In the 70s, in Ayr, on the west coast of Scotland, there lived a bearded shopkeeper called Malcolm McDonald. He ran a games shop called Mac’s Games that sold old lead Napoleonic miniatures and wargames rules until the D&D explosion of ’78. Suddenly, and briefly, Mac’s dusty, dry-rot infested games shop became a hub of activity for the local gamers. Funny-shaped dice sales funded a refit and a new sign, and bought him a Lochaber Axe he displayed on the back wall behind the till, replacing the faded poster of the one-legged flautist.
Mac, as he was known, was a mumbling shambling mound of a man who frequently didn’t open the shop until 11am, and on some days, he didn’t even turn up. Those days were notable for small crowds of gamers hanging about his shop, waiting for him to open up. He was a larger-than-life personality, quiet yet holding a commanding presence to impressionable young gamers who considered him a role-playing-model, asking his advice on dealing with troublesome Dwarves and destructive Orcs and the younger ones believed him to be a character from their imaginary worlds, grounded in this plane to provide them with sanctuary and friendship, a friendly and sympathetic ear in a world where that was a precious commodity.

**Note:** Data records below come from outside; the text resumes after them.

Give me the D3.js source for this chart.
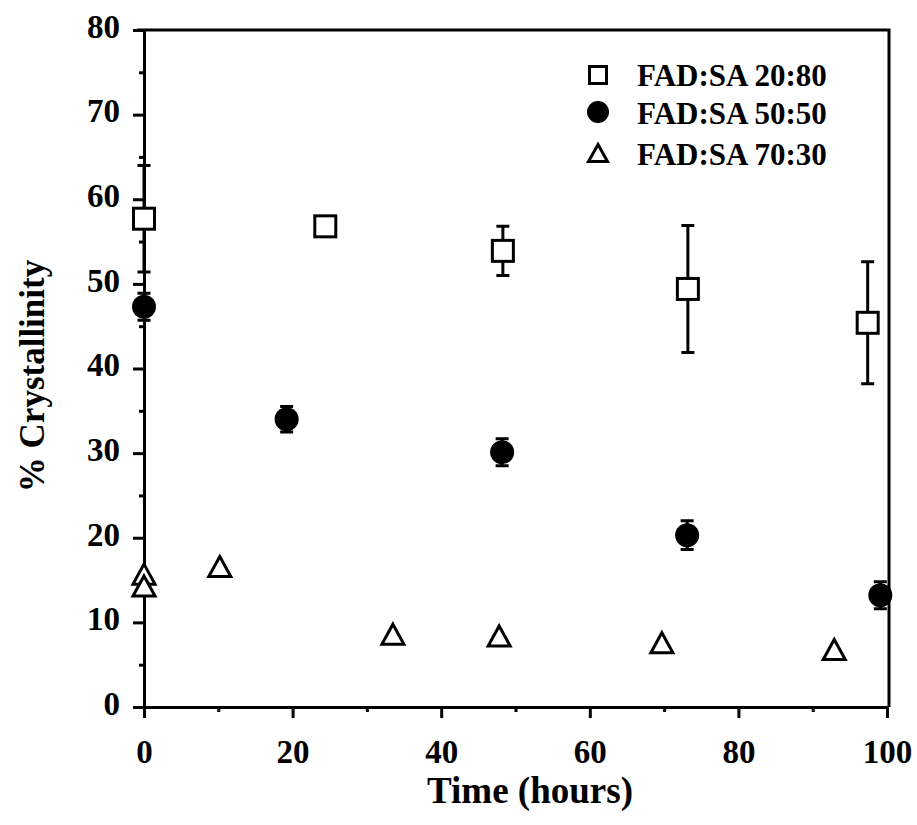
<!DOCTYPE html>
<html>
<head>
<meta charset="utf-8">
<script src="https://cdn.jsdelivr.net/npm/d3@7"></script>
<style>
  body { margin: 0; background: #fff; }
  svg text { font-family: "Liberation Serif", "Times New Roman", serif; font-weight: bold; fill: #000; }
</style>
</head>
<body>
<svg id="chart" width="917" height="825"></svg>
<script>
// data
const seriesNames = ["FAD:SA 20:80", "FAD:SA 50:50", "FAD:SA 70:30"];

const timeA = [0, 24.4, 48.3, 73.2, 97.4];
const crystA = [57.7, 56.8, 53.9, 49.4, 45.4];
const errA = [6.3, 0, 2.9, 7.5, 7.2];

const timeB = [0, 19.2, 48.2, 73.1, 99.1];
const crystB = [47.3, 34.0, 30.1, 20.3, 13.2];
const errB = [1.6, 1.5, 1.6, 1.7, 1.6];

const timeC = [0, 0, 10.2, 33.5, 47.8, 69.7, 92.9];
const crystC = [15.7, 14.3, 16.6, 8.6, 8.4, 7.6, 6.8];

const xMajor = [0, 20, 40, 60, 80, 100];
const xMinor = [10, 30, 50, 70, 90];
const yMajor = [0, 10, 20, 30, 40, 50, 60, 70, 80];
const yMinor = [5, 15, 25, 35, 45, 55, 65, 75];

const svg = d3.select("#chart");

const x = d3.scaleLinear().domain([0, 100]).range([144, 887]);
const y = d3.scaleLinear().domain([0, 80]).range([707, 30]);

// frame (top + right)
svg.append("path")
  .attr("d", `M${x(0) - 7},${y(80)}H${x(100) + 2}V${y(0)}`)
  .attr("fill", "none").attr("stroke", "#000").attr("stroke-width", 3);

// axes
function styleAxis(g) {
  g.selectAll("path.domain").attr("stroke-width", 3);
  g.selectAll(".tick line").attr("stroke-width", 3);
  g.selectAll(".tick text").attr("font-size", 33);
}

svg.append("g").attr("transform", `translate(0,${y(0)})`)
  .call(d3.axisBottom(x).tickValues(xMajor).tickSize(11).tickPadding(22).tickSizeOuter(0))
  .call(styleAxis);

svg.append("g").attr("transform", `translate(0,${y(0)})`)
  .call(d3.axisBottom(x).tickValues(xMinor).tickSize(5).tickFormat("").tickSizeOuter(0))
  .call(styleAxis);

const gy = svg.append("g").attr("transform", `translate(${x(0)},0)`)
  .call(d3.axisLeft(y).tickValues(yMajor).tickSize(11).tickPadding(13).tickSizeOuter(0))
  .call(styleAxis);
gy.selectAll(".tick text").attr("dy", "0.22em");

svg.append("g").attr("transform", `translate(${x(0)},0)`)
  .call(d3.axisLeft(y).tickValues(yMinor).tickSize(5).tickFormat("").tickSizeOuter(0))
  .call(styleAxis);

svg.selectAll("g text").attr("font-family", null);

// axis titles
svg.append("text")
  .attr("x", 530).attr("y", 803)
  .attr("text-anchor", "middle").attr("font-size", 37)
  .text("Time (hours)");

svg.append("text")
  .attr("transform", "translate(44,376) rotate(-90)")
  .attr("text-anchor", "middle").attr("font-size", 35)
  .text("% Crystallinity");

// error bars
function errorBars(times, vals, errs) {
  const cap = 6.5;
  const g = svg.append("g").attr("stroke", "#000").attr("stroke-width", 3).attr("fill", "none");
  times.forEach((t, i) => {
    if (!errs[i]) return;
    const cx = x(t), y1 = y(vals[i] + errs[i]), y2 = y(vals[i] - errs[i]);
    g.append("path")
      .attr("d", `M${cx},${y1}V${y2}M${cx - cap},${y1}H${cx + cap}M${cx - cap},${y2}H${cx + cap}`);
  });
}
errorBars(timeA, crystA, errA);
errorBars(timeB, crystB, errB);

// triangle path centred on its bounding box
function triPath(cx, cy, w, h) {
  return `M${cx},${cy - h / 2}L${cx + w / 2},${cy + h / 2}L${cx - w / 2},${cy + h / 2}Z`;
}

// squares
svg.append("g").selectAll("rect")
  .data(timeA)
  .join("rect")
  .attr("x", (d, i) => x(d) - 10.5)
  .attr("y", (d, i) => y(crystA[i]) - 10.5)
  .attr("width", 21).attr("height", 21)
  .attr("fill", "#fff").attr("stroke", "#000").attr("stroke-width", 3);

// circles
svg.append("g").selectAll("circle")
  .data(timeB)
  .join("circle")
  .attr("cx", d => x(d))
  .attr("cy", (d, i) => y(crystB[i]))
  .attr("r", 12)
  .attr("fill", "#000");

// triangles
svg.append("g").selectAll("path")
  .data(timeC)
  .join("path")
  .attr("d", (d, i) => triPath(x(d), y(crystC[i]), 22, 20))
  .attr("fill", "#fff").attr("stroke", "#000").attr("stroke-width", 3)
  .attr("stroke-linejoin", "miter");

// legend
const legend = svg.append("g");
const legY = [75, 112, 153];
legend.append("rect")
  .attr("x", 598 - 8.5).attr("y", legY[0] - 8.5)
  .attr("width", 17).attr("height", 17)
  .attr("fill", "#fff").attr("stroke", "#000").attr("stroke-width", 3);
legend.append("circle")
  .attr("cx", 598).attr("cy", legY[1]).attr("r", 11).attr("fill", "#000");
legend.append("path")
  .attr("d", triPath(598, legY[2], 19, 17))
  .attr("fill", "#fff").attr("stroke", "#000").attr("stroke-width", 3);

legend.selectAll("text")
  .data(seriesNames)
  .join("text")
  .attr("x", 637)
  .attr("y", (d, i) => [86, 124, 165][i])
  .attr("font-size", 31)
  .text(d => d);
</script>
</body>
</html>
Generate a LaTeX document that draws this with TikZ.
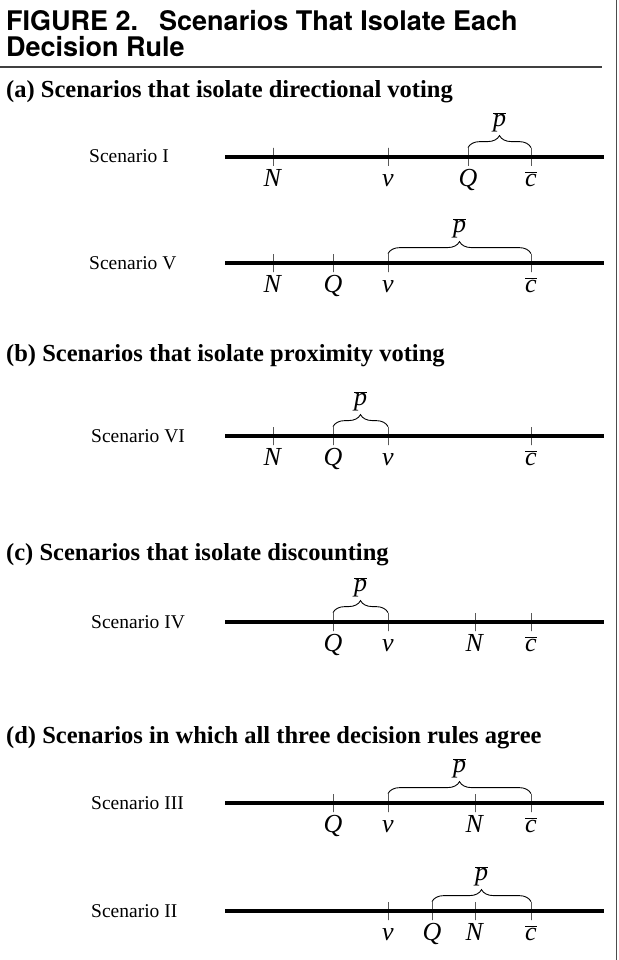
\documentclass[tikz,border=0pt]{standalone}
\usepackage{fontspec}
\setmainfont{Liberation Serif}
\newfontfamily\headfont{TeX Gyre Heros}
\usetikzlibrary{decorations.pathreplacing}

\begin{document}
\begin{tikzpicture}[
    x=1pt, y=-1pt,
    figtitle/.style={anchor=base west, inner sep=0pt, font=\headfont\bfseries\fontsize{27}{27}\selectfont},
    part/.style={anchor=base west, inner sep=0pt, font=\bfseries\fontsize{24.5}{24.5}\selectfont},
    scen/.style={anchor=base west, inner sep=0pt, font=\fontsize{19.5}{19.5}\selectfont},
    axis/.style={line width=3.2pt},
    tick/.style={draw, line width=0.8pt, minimum width=0pt, minimum height=18pt, inner sep=0pt},
    lab/.style={anchor=base, inner sep=0pt, font=\fontsize{26}{26}\selectfont},
    pbrace/.style={decorate, decoration={brace, amplitude=12pt}, line width=0.9pt},
    pbar/.style={midway, above=15pt, inner sep=0pt, font=\fontsize{26}{26}\selectfont}
]
\useasboundingbox (0,0) rectangle (618,960);

\node[figtitle] (title) at (6,31) {FIGURE 2.\hspace{21pt}Scenarios That Isolate Each};
\node[figtitle] (title2) at (6,57) {Decision Rule};
\coordinate (ruleL) at (0,67);
\coordinate (ruleR) at (602,67);
\draw[line width=2.2pt, black!75] (ruleL) -- (ruleR);
\draw[line width=1.5pt, black!70] (616.5,0) -- (616.5,960);

% (a)
\node[part] (pa) at (6,98) {(a) Scenarios that isolate directional voting};

\node[scen] (sI) at (89,163) {Scenario I};
\coordinate (sI-a) at (225,157);
\coordinate (sI-b) at (604,157);
\draw[axis] (sI-a) -- (sI-b);
\node[tick] (sI-N) at (273,157) {};
\node[tick] (sI-v) at (388,157) {};
\node[tick] (sI-Q) at (468,157) {};
\node[tick] (sI-c) at (531,157) {};
\node[lab] (sI-Nl) at (273,186) {\textit{N}};
\node[lab] (sI-vl) at (388,186) {\textit{v}};
\node[lab] (sI-Ql) at (468,186) {\textit{Q}};
\node[lab] (sI-cl) at (531,186) {$\overline{\textit{c}}$};
\draw[pbrace] (sI-Q.north) -- (sI-c.north) node[pbar] (sI-p) {$\overline{\textit{p}}$};

\node[scen] (sV) at (89,269) {Scenario V};
\coordinate (sV-a) at (225,263);
\coordinate (sV-b) at (604,263);
\draw[axis] (sV-a) -- (sV-b);
\node[tick] (sV-N) at (273,263) {};
\node[tick] (sV-Q) at (333,263) {};
\node[tick] (sV-v) at (388,263) {};
\node[tick] (sV-c) at (531,263) {};
\node[lab] (sV-Nl) at (273,292) {\textit{N}};
\node[lab] (sV-Ql) at (333,292) {\textit{Q}};
\node[lab] (sV-vl) at (388,292) {\textit{v}};
\node[lab] (sV-cl) at (531,292) {$\overline{\textit{c}}$};
\draw[pbrace] (sV-v.north) -- (sV-c.north) node[pbar] (sV-p) {$\overline{\textit{p}}$};

% (b)
\node[part] (pb) at (6,361) {(b) Scenarios that isolate proximity voting};

\node[scen] (sVI) at (91,442) {Scenario VI};
\coordinate (sVI-a) at (225,436);
\coordinate (sVI-b) at (604,436);
\draw[axis] (sVI-a) -- (sVI-b);
\node[tick] (sVI-N) at (273,436) {};
\node[tick] (sVI-Q) at (333,436) {};
\node[tick] (sVI-v) at (388,436) {};
\node[tick] (sVI-c) at (531,436) {};
\node[lab] (sVI-Nl) at (273,465) {\textit{N}};
\node[lab] (sVI-Ql) at (333,465) {\textit{Q}};
\node[lab] (sVI-vl) at (388,465) {\textit{v}};
\node[lab] (sVI-cl) at (531,465) {$\overline{\textit{c}}$};
\draw[pbrace] (sVI-Q.north) -- (sVI-v.north) node[pbar] (sVI-p) {$\overline{\textit{p}}$};

% (c)
\node[part] (pc) at (6,560) {(c) Scenarios that isolate discounting};

\node[scen] (sIV) at (91,628) {Scenario IV};
\coordinate (sIV-a) at (225,622);
\coordinate (sIV-b) at (604,622);
\draw[axis] (sIV-a) -- (sIV-b);
\node[tick] (sIV-Q) at (333,622) {};
\node[tick] (sIV-v) at (388,622) {};
\node[tick] (sIV-N) at (475,622) {};
\node[tick] (sIV-c) at (531,622) {};
\node[lab] (sIV-Ql) at (333,651) {\textit{Q}};
\node[lab] (sIV-vl) at (388,651) {\textit{v}};
\node[lab] (sIV-Nl) at (475,651) {\textit{N}};
\node[lab] (sIV-cl) at (531,651) {$\overline{\textit{c}}$};
\draw[pbrace] (sIV-Q.north) -- (sIV-v.north) node[pbar] (sIV-p) {$\overline{\textit{p}}$};

% (d)
\node[part] (pd) at (6,743) {(d) Scenarios in which all three decision rules agree};

\node[scen] (sIII) at (91,809) {Scenario III};
\coordinate (sIII-a) at (225,803);
\coordinate (sIII-b) at (604,803);
\draw[axis] (sIII-a) -- (sIII-b);
\node[tick] (sIII-Q) at (333,803) {};
\node[tick] (sIII-v) at (388,803) {};
\node[tick] (sIII-N) at (475,803) {};
\node[tick] (sIII-c) at (531,803) {};
\node[lab] (sIII-Ql) at (333,832) {\textit{Q}};
\node[lab] (sIII-vl) at (388,832) {\textit{v}};
\node[lab] (sIII-Nl) at (475,832) {\textit{N}};
\node[lab] (sIII-cl) at (531,832) {$\overline{\textit{c}}$};
\draw[pbrace] (sIII-v.north) -- (sIII-c.north) node[pbar] (sIII-p) {$\overline{\textit{p}}$};

\node[scen] (sII) at (91,917) {Scenario II};
\coordinate (sII-a) at (225,911);
\coordinate (sII-b) at (604,911);
\draw[axis] (sII-a) -- (sII-b);
\node[tick] (sII-v) at (388,911) {};
\node[tick] (sII-Q) at (432,911) {};
\node[tick] (sII-N) at (475,911) {};
\node[tick] (sII-c) at (531,911) {};
\node[lab] (sII-vl) at (388,940) {\textit{v}};
\node[lab] (sII-Ql) at (432,940) {\textit{Q}};
\node[lab] (sII-Nl) at (475,940) {\textit{N}};
\node[lab] (sII-cl) at (531,940) {$\overline{\textit{c}}$};
\draw[pbrace] (sII-Q.north) -- (sII-c.north) node[pbar] (sII-p) {$\overline{\textit{p}}$};

\end{tikzpicture}
\end{document}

A friendly balance was maintained, until one day when the Megastore opened in the town centre. An all-you-can-eat buffet was suddenly spread in front of the previously starved gamers and business started to fade at Mac’s Games.
One day, no-one knows when, Mac shut up shop. This wasn’t noticed for a while, with the industry being as relaxed as it was in the 80s, and everyone assumed the shop was still going. When ever anyone walked past the shop, they assumed Mac was late that day and his distributors assumed he had forgotten to pay the phone bill again when his phone went dead. Decades passed until, one day, a large distributor turned up on his doorstep to claim an unpaid bill. After waiting outside for a while, making local enquiries and frequenting the local trading card games, it became clear that Mac’s Games was closed for business.
A short and too boring to recall here legal case later, entrance to the shop was given and Mac’s dusty corpse was found, sitting on the toilet in the back, the door swinging on its hinges. His once large frame was stretched and gaunt, resembling the poster of an albino swordsman he hung over the gaming table. The distributor claimed all the shop’s assets and that leads us to the amazing find of gaming folklore thought forgotten or non-existant. There, in a shelf at the back, was a box of lost treasure containing the fabled “Monster Book” by Ogre’s Lunch, with forgotten monsters like the Yonagg, the Grabzebo and the Gruntling. One copy escaped recall after the tumultuous court case of 1982. Ogre’s Lunch was sued into the ground for misuse of trademarks in a pre-opengaming world, and, after the suicide of its creator, Jorge Rosencrantz, it was believed none of the original copies remained in the wild.
The treasure trove housed in the distributor’s Swindon warehouse was recently passed on to us as payment for an old debt and we are discussing publishing rights of Monster Book with the Rosencrantz family; hopefully, we can finally bring some of Jorge’s amazing creatures back to life on these very pages. A lost treasure in a dusty old cardboard box, traded over debts, finally coming to light would be a remarkable ending to the tale of Mac’s legacy. Once-young gamers can rejoice in what should have been a classic sourcebook from the oft-forgotten Ogre’s Lunch.